Lucius was finishing up the wiring. It was an ugly rig. Cables stretched through the air and a sneaking suspicion that the sparking wasn’t from the fuel cell the Commander’d send them up with.
“We’ll be lucky this doesn’t kill us,” Lucius remarked.
“That’s for the ringing endorsement, boss.”
“You three get out of here.”
That got the three staring at Lucius.
“Brad,” one ventured.
“Someone needs to get the couplers firing. If the system flares, I don’t want everyone up here.” Lucius turned away, almost glaring at the couplers he mentioned. “Leave.”
One of the Specialists reached out, pulled his hand back, held it out again in a fist. “Give ‘em a Red Special, boss.”
Lucius tapped his own fist against the man’s. “See you in Hell.”
They turned, hesitantly and reverently.

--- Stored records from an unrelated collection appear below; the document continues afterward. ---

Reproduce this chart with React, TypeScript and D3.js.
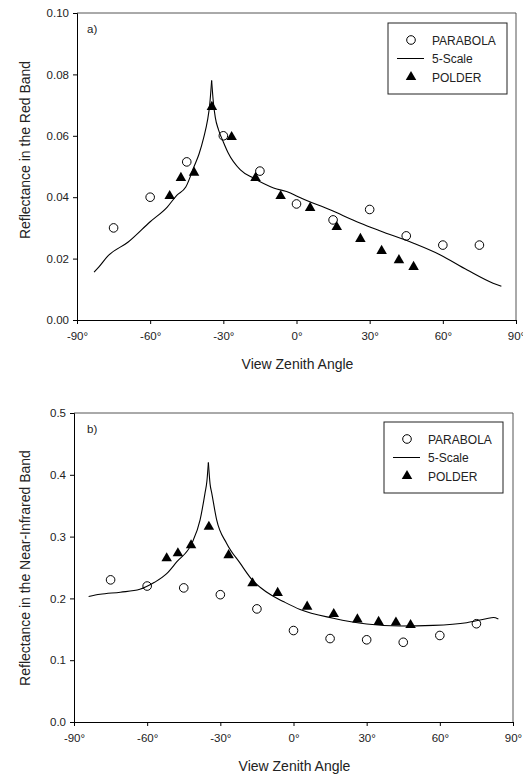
import React, { useRef, useEffect } from 'react'
import * as d3 from 'd3'

// view zenith angles (deg)
const parabolaAngles = [-75, -60, -45, -30, -15, 0, 15, 30, 45, 60, 75]
const polderAngles = [-52, -47.4, -42, -34.7, -26.6, -16.8, -6.5, 5.6, 16.5, 26.2, 34.9, 42, 48]

// a) red band
const redParabola = [0.030, 0.040, 0.0515, 0.060, 0.0485, 0.0378, 0.0326, 0.036, 0.0274, 0.0244, 0.0244]
const redPolder = [0.0404, 0.0463, 0.048, 0.0694, 0.0596, 0.0463, 0.0404, 0.0365, 0.0303, 0.0264, 0.0225, 0.0195, 0.0173]
const redModelAngles = [-83, -81, -77.4, -69, -60, -53, -49, -45.4, -42, -40, -38, -36.5, -35.6, -34.8, -34.1, -33.3, -32, -30, -28, -23, -17.6, -9.4, -2.5, 0, 14, 26, 34.4, 48, 59, 70, 80.6, 84]
const redModel = [0.0156, 0.0173, 0.0208, 0.0254, 0.032, 0.0368, 0.0407, 0.0433, 0.050, 0.054, 0.0596, 0.065, 0.070, 0.078, 0.071, 0.066, 0.062, 0.058, 0.0544, 0.0489, 0.0462, 0.043, 0.0414, 0.0404, 0.0358, 0.0316, 0.029, 0.025, 0.0212, 0.0163, 0.012, 0.011]

// b) near-infrared band
const nirParabola = [0.230, 0.220, 0.217, 0.206, 0.183, 0.148, 0.135, 0.133, 0.129, 0.140, 0.159]
const nirPolder = [0.265, 0.273, 0.286, 0.316, 0.270, 0.2244, 0.209, 0.1866, 0.1748, 0.166, 0.162, 0.161, 0.157]
const nirModelAngles = [-84, -79.3, -71, -63, -57, -52, -47.9, -41.7, -38.3, -36.3, -35.5, -34.9, -34.2, -33.5, -31.5, -27.4, -21.9, -16.5, -13.7, -9, -4.2, 2.7, 16.3, 30, 43.6, 57.3, 71, 79, 82, 84]
const nirModel = [0.203, 0.2066, 0.21, 0.2147, 0.226, 0.240, 0.259, 0.289, 0.327, 0.37, 0.39, 0.42, 0.385, 0.37, 0.327, 0.289, 0.257, 0.228, 0.218, 0.205, 0.195, 0.182, 0.168, 0.1586, 0.1553, 0.1564, 0.1607, 0.167, 0.169, 0.1667]

const xTicks = [-90, -60, -30, 0, 30, 60, 90]
const redTicks = [0, 0.02, 0.04, 0.06, 0.08, 0.1]
const nirTicks = [0, 0.1, 0.2, 0.3, 0.4, 0.5]
const legendLabels = ['PARABOLA', '5-Scale', 'POLDER']

const font = 'Arial, "Liberation Sans", sans-serif'

function App() {
  const svgRef = useRef(null)

  useEffect(() => {
    const svg = d3.select(svgRef.current)
    svg.selectAll('*').remove()

    const panels = [
      {
        tag: 'a)', title: 'Reflectance in the Red Band',
        x0: 77, x1: 516, yTop: 13, yBot: 320, ymax: 0.1, ticks: redTicks, fmt: d3.format('.2f'),
        parabola: redParabola, polder: redPolder, mAngles: redModelAngles, model: redModel,
        legend: { x: 388, y: 23 }, titleY: 150
      },
      {
        tag: 'b)', title: 'Reflectance in the Near-Infrared Band',
        x0: 74, x1: 513, yTop: 413, yBot: 722, ymax: 0.5, ticks: nirTicks, fmt: d3.format('.1f'),
        parabola: nirParabola, polder: nirPolder, mAngles: nirModelAngles, model: nirModel,
        legend: { x: 384, y: 422 }, titleY: 568
      }
    ]

    panels.forEach(p => {
      const x = d3.scaleLinear().domain([-90, 90]).range([p.x0, p.x1])
      const y = d3.scaleLinear().domain([0, p.ymax]).range([p.yBot, p.yTop])
      const g = svg.append('g').style('font-family', font)

      // frame (top / right)
      g.append('line').attr('x1', p.x0).attr('x2', p.x1).attr('y1', p.yTop).attr('y2', p.yTop)
        .attr('stroke', '#555').attr('stroke-width', 1)
      g.append('line').attr('x1', p.x1).attr('x2', p.x1).attr('y1', p.yTop).attr('y2', p.yBot)
        .attr('stroke', '#555').attr('stroke-width', 1)

      const xAxis = g.append('g').attr('transform', `translate(0,${p.yBot})`)
        .call(d3.axisBottom(x).tickValues(xTicks).tickSize(4).tickPadding(8).tickFormat(d => d + '°'))
      const yAxis = g.append('g').attr('transform', `translate(${p.x0},0)`)
        .call(d3.axisLeft(y).tickValues(p.ticks).tickSize(4).tickPadding(4).tickFormat(p.fmt))
      ;[xAxis, yAxis].forEach(a => {
        a.select('.domain').attr('stroke', '#000')
        a.selectAll('text').attr('font-size', 11.5).attr('font-family', font).attr('fill', '#222')
      })

      g.append('text')
        .attr('x', (p.x0 + p.x1) / 2 + 1)
        .attr('y', p.yBot + 49)
        .attr('text-anchor', 'middle')
        .attr('font-size', 14)
        .attr('fill', '#222')
        .text('View Zenith Angle')

      g.append('text')
        .attr('transform', `translate(30,${p.titleY}) rotate(-90)`)
        .attr('text-anchor', 'middle')
        .attr('font-size', 14)
        .attr('fill', '#222')
        .text(p.title)

      g.append('text')
        .attr('x', 87)
        .attr('y', p.yTop + 20)
        .attr('font-size', 11.5)
        .attr('fill', '#222')
        .text(p.tag)

      // model line, split at the hot-spot peak so the cusp stays sharp
      const pts = p.model.map((v, i) => [x(p.mAngles[i]), y(v)] as [number, number])
      const peak = d3.maxIndex(p.model)
      const lineGen = d3.line().curve(d3.curveMonotoneX)
      ;[pts.slice(0, peak + 1), pts.slice(peak)].forEach(seg => {
        g.append('path')
          .attr('d', lineGen(seg))
          .attr('fill', 'none')
          .attr('stroke', '#000')
          .attr('stroke-width', 1.1)
      })

      // parabola circles
      g.selectAll('circle.par')
        .data(p.parabola)
        .enter().append('circle')
        .attr('class', 'par')
        .attr('cx', (d, i) => x(parabolaAngles[i]))
        .attr('cy', d => y(d))
        .attr('r', 4.3)
        .attr('fill', 'none')
        .attr('stroke', '#000')
        .attr('stroke-width', 1)

      // polder triangles
      const tri = d3.symbol().type(d3.symbolTriangle).size(48)
      g.selectAll('path.pol')
        .data(p.polder)
        .enter().append('path')
        .attr('class', 'pol')
        .attr('d', tri)
        .attr('transform', (d, i) => `translate(${x(polderAngles[i])},${y(d)})`)
        .attr('fill', '#000')

      // legend
      const L = p.legend
      g.append('rect')
        .attr('x', L.x).attr('y', L.y)
        .attr('width', 119).attr('height', 71)
        .attr('fill', '#fff').attr('stroke', '#222').attr('stroke-width', 1)
      legendLabels.forEach((lab, i) => {
        const ly = L.y + 17 + i * 18.5
        if (i === 0) {
          g.append('circle').attr('cx', L.x + 23).attr('cy', ly).attr('r', 4.3)
            .attr('fill', 'none').attr('stroke', '#000')
        } else if (i === 1) {
          g.append('line').attr('x1', L.x + 9).attr('x2', L.x + 36).attr('y1', ly).attr('y2', ly)
            .attr('stroke', '#000').attr('stroke-width', 1)
        } else {
          g.append('path').attr('d', tri).attr('transform', `translate(${L.x + 23},${ly})`).attr('fill', '#000')
        }
        g.append('text')
          .attr('x', L.x + 44)
          .attr('y', ly + 4.5)
          .attr('font-size', 12)
          .attr('fill', '#222')
          .text(lab)
      })
    })
  }, [])

  return (
    <svg ref={svgRef} width={523} height={778}
      style={{ position: 'absolute', left: 0, top: 0, background: '#fff' }} />
  )
}

export default App
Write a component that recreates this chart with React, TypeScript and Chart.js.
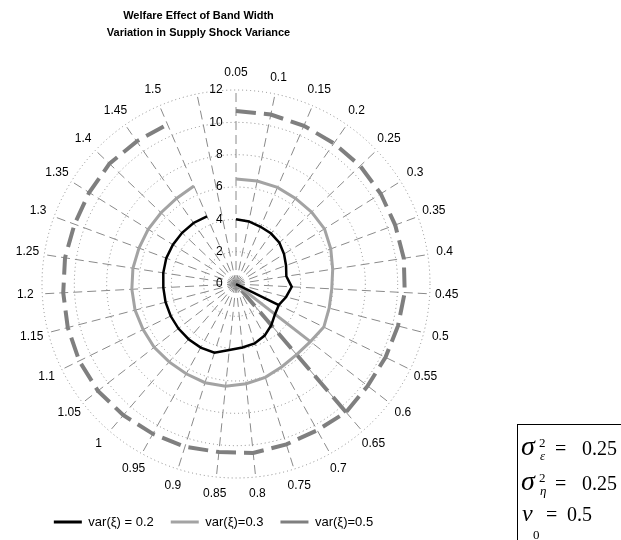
import React, { useEffect, useRef } from 'react';
import { Chart, registerables } from 'chart.js';

Chart.register(...registerables);

// ---------- data ----------
const bandWidthLabels = [
  '0.05', '0.1', '0.15', '0.2', '0.25', '0.3', '0.35', '0.4', '0.45', '0.5',
  '0.55', '0.6', '0.65', '0.7', '0.75', '0.8', '0.85', '0.9', '0.95', '1',
  '1.05', '1.1', '1.15', '1.2', '1.25', '1.3', '1.35', '1.4', '1.45', '1.5',
];
const gapLabel = '';
const radialMax = 12;
const radialStep = 2;

const welfareVar02 = [
  4.0, 3.95, 3.85, 3.8, 3.7, 3.5, 3.3, 3.15, 3.45, 3.2,
  2.95, 3.05, 3.35, 3.65, 3.85, 3.95, 4.1, 4.45, 4.5, 4.5,
  4.5, 4.5, 4.5, 4.5, 4.55, 4.6, 4.6, 4.6, 4.6, 4.55,
];
const welfareVar03 = [
  6.5, 6.5, 6.5, 6.45, 6.45, 6.45, 6.25, 6.05, 5.93, 5.95,
  6.05, 5.82, 5.75, 5.85, 6.05, 6.2, 6.35, 6.4, 6.35, 6.35,
  6.4, 6.4, 6.45, 6.45, 6.45, 6.4, 6.4, 6.4, 6.45, 6.6,
];
const welfareVar05 = [
  10.7, 10.7, 10.65, 10.6, 10.6, 10.55, 10.5, 10.5, 10.45, 10.35,
  10.3, 10.3, 10.45, 10.35, 10.4, 10.5, 10.45, 10.55, 10.6, 10.7,
  10.8, 10.8, 10.75, 10.7, 10.7, 10.65, 10.7, 10.8, 10.75, 10.75,
];
const optimumIndex02 = 10;
const optimumIndex03 = 11;
const optimumIndex05 = 12;

const seriesNames = ['var(ξ) = 0.2', 'var(ξ)=0.3', 'var(ξ)=0.5'];
const titleLines = ['Welfare Effect of Band Width', 'Variation in Supply Shock Variance'];

// ---------- styles ----------
const FONT = "'Liberation Sans', Arial, Helvetica, sans-serif";
const SERIF = "'Liberation Serif', 'Times New Roman', Times, serif";
const COLORS = ['#000000', '#a3a3a3', '#7f7f7f'];
const WIDTHS = [2.5, 3, 4];
const DASH_LONG = [20, 8];
const LABEL_SIZE = 12;
const LABEL_GAP = 17; // distance of label centres beyond the outer ring

const labels = [...bandWidthLabels, gapLabel];
const withGap = (vals: number[]) => [...vals, null];
const spike = (vals: number[], k: number) =>
  labels.map((_, i) => (i === k ? vals[k] : i === k + 1 ? 0 : null));

// angular labels centred on a circle just outside the outer ring (MATLAB polar style)
const polarLabels = {
  id: 'polarLabels',
  afterDatasetsDraw(chart: any) {
    const scale = chart.scales.r;
    if (!scale) return;
    const ctx = chart.ctx;
    ctx.save();
    ctx.font = `${LABEL_SIZE}px ${FONT}`;
    ctx.fillStyle = '#000';
    ctx.textAlign = 'center';
    ctx.textBaseline = 'middle';
    (chart.data.labels as string[]).forEach((lab, i) => {
      if (!lab) return;
      const p = scale.getPointPosition(i, scale.drawingArea + LABEL_GAP);
      ctx.fillText(lab, p.x, p.y);
    });
    ctx.restore();
  },
};

const placeBoxes = {
  id: 'placeBoxes',
  afterLayout(chart: any) {
    const t = chart.titleBlock;
    if (t) {
      t.left = 0;
      t.right = 397;
    }
    const l = chart.legend;
    if (l) {
      const h = l.height;
      l.left = 0;
      l.right = 427;
      l.top = 498.5;
      l.bottom = 498.5 + h;
    }
  },
};

export default function App() {
  const ref = useRef<HTMLCanvasElement>(null);

  useEffect(() => {
    const canvas = ref.current;
    if (!canvas) return;
    const mk = (data: any[], i: number, label: string) => ({
      label,
      data,
      borderColor: COLORS[i],
      backgroundColor: COLORS[i],
      borderWidth: WIDTHS[i],
      borderDash: i === 2 ? DASH_LONG : [],
      pointRadius: 0,
      pointHoverRadius: 0,
      fill: false,
      tension: 0,
      spanGaps: false,
    });
    const chart = new Chart(canvas, {
      type: 'radar',
      data: {
        labels,
        datasets: [
          mk(withGap(welfareVar02), 0, seriesNames[0]),
          mk(spike(welfareVar02, optimumIndex02), 0, 'opt 0.2'),
          mk(withGap(welfareVar03), 1, seriesNames[1]),
          mk(spike(welfareVar03, optimumIndex03), 1, 'opt 0.3'),
          mk(withGap(welfareVar05), 2, seriesNames[2]),
          mk(spike(welfareVar05, optimumIndex05), 2, 'opt 0.5'),
        ],
      },
      options: {
        responsive: false,
        maintainAspectRatio: false,
        animation: false,
        devicePixelRatio: 1,
        events: [],
        layout: { padding: { left: 42, right: 191, top: 0, bottom: 22 } },
        scales: {
          r: {
            min: -0.001,
            max: radialMax,
            startAngle: 0,
            ticks: {
              stepSize: radialStep,
              showLabelBackdrop: false,
              backdropPadding: -6,
              color: '#000',
              font: { family: FONT, size: 12 },
              callback: (v: any) => {
                const s = String(Math.round(Number(v)));
                return s + ' '.repeat(s.length > 1 ? 12 : 10);
              },
            },
            grid: { circular: true, color: '#8a8a8a', lineWidth: 1 },
            border: { dash: [1, 3] },
            angleLines: { display: true, color: '#8a8a8a', lineWidth: 1, borderDash: [9, 5] },
            pointLabels: { display: false },
          },
        },
        plugins: {
          tooltip: { enabled: false },
          title: {
            display: true,
            text: titleLines,
            color: '#000',
            font: { family: FONT, size: 11, weight: 'bold', lineHeight: 1.5 },
            padding: { top: 8, bottom: 49 },
          },
          legend: {
            display: true,
            position: 'bottom',
            labels: {
              boxWidth: 28,
              boxHeight: 3,
              padding: 17,
              color: '#000',
              font: { family: FONT, size: 13 },
              generateLabels: () =>
                seriesNames.map((text, i) => ({
                  text,
                  fillStyle: COLORS[i],
                  strokeStyle: COLORS[i],
                  lineWidth: 0,
                  hidden: false,
                  datasetIndex: i * 2,
                  fontColor: '#000',
                })),
            },
          },
        },
      } as any,
      plugins: [placeBoxes, polarLabels],
    });
    return () => chart.destroy();
  }, []);

  const abs = (left: number, top: number, size: number, italic = false): React.CSSProperties => ({
    position: 'absolute',
    left,
    top,
    fontSize: size,
    lineHeight: 1,
    fontStyle: italic ? 'italic' : 'normal',
    whiteSpace: 'nowrap',
  });

  return (
    <div style={{ position: 'absolute', left: 0, top: 0, width: 621, height: 540, overflow: 'hidden', background: '#fff' }}>
      <canvas ref={ref} width={621} height={540} style={{ display: 'block' }} />
      <div
        style={{
          position: 'absolute',
          left: 517,
          top: 424,
          width: 140,
          height: 150,
          borderLeft: '1px solid #000',
          borderTop: '1px solid #000',
          fontFamily: SERIF,
          color: '#000',
        }}
      >
        <span style={abs(3, 6.6, 28, true)}>σ</span>
        <span style={abs(21, 11.1, 13)}>2</span>
        <span style={abs(22, 24.1, 13, true)}>ε</span>
        <span style={abs(37, 13.25, 20)}>=</span>
        <span style={abs(64, 13.25, 20)}>0.25</span>

        <span style={abs(3, 41.6, 28, true)}>σ</span>
        <span style={abs(21, 46.1, 13)}>2</span>
        <span style={abs(22, 59.1, 13, true)}>η</span>
        <span style={abs(37, 48.25, 20)}>=</span>
        <span style={abs(64, 48.25, 20)}>0.25</span>

        <span style={abs(4, 75.9, 24, true)}>v</span>
        <span style={abs(15, 103, 13)}>0</span>
        <span style={abs(28, 79.25, 20)}>=</span>
        <span style={abs(49, 79.25, 20)}>0.5</span>
      </div>
    </div>
  );
}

Lucius didn’t watch them go.
“They left you,” Dean Daily said almost painfully.
“Of course. There wasn’t one chance in a hundred this would work. We practically pasted components together with food and string and staples.”
“You didn’t want them there if something went wrong?”
“I didn’t want them there when the power surged. Would have killed us all.”
Lucius looked over his men’s work one more time. He nodded to himself, pleased that everything seemed to be in order. There was a single switch a meter or so from the couplers. Couldn’t get any farther than that – no extra cables. He took one last breath and threw the switch.
And the whole world exploded.
“Next thing I knew, I was on my back and the Commander was there. An unfamiliar canvas ceiling hung above me in the temporary hospital the Countess arranged.” Colonel Lucius laughed softly. “He said, “Brad, you stupid son of a bitch. You did it.” I didn’t know what be meant until I saw the other Generals around the room.”
Lucius was surrounded by dozens of people in the makeshift hospital. All was silent despite the fighting.
“Brad,” the Commander said as Lucius tried to get out of bed. “Stay still. Don’t want the docs getting angry with me.”
“Commander,” Lucius said, his throat dry and voice crackling. “Worked?”
“Course,” the Commander said. “Old Smith here can tell you first-hand how well it worked.”
“Fried my sphincters, kid. Takes a special kind of ass-kickery to put me out that long,” Smith said.
Lucius blinked at that, not knowing what he meant.
The Commander cut in. “Plan went off like a hitch.”
“He told me the enemy had turned to red mist, like what they called the day. That was that. The whole story.”
“And you were promoted?”
“Something like that. People called me Colonel from then out. Nothing official. Command tossed me a new button and said to wear it and take the lead when none of them were in the room, so that’s what I did. Still kept this,” he tugged at the jumpsuit, “but added a jacket so people could pick me out in the field.”
“Thank you for joining us today, Colonel. Ladies and gentlemen,” Dean said, “that just about concludes our hour with Colonel Lucius. Can we send him off right,” Dean said, eliciting a thunder of applause.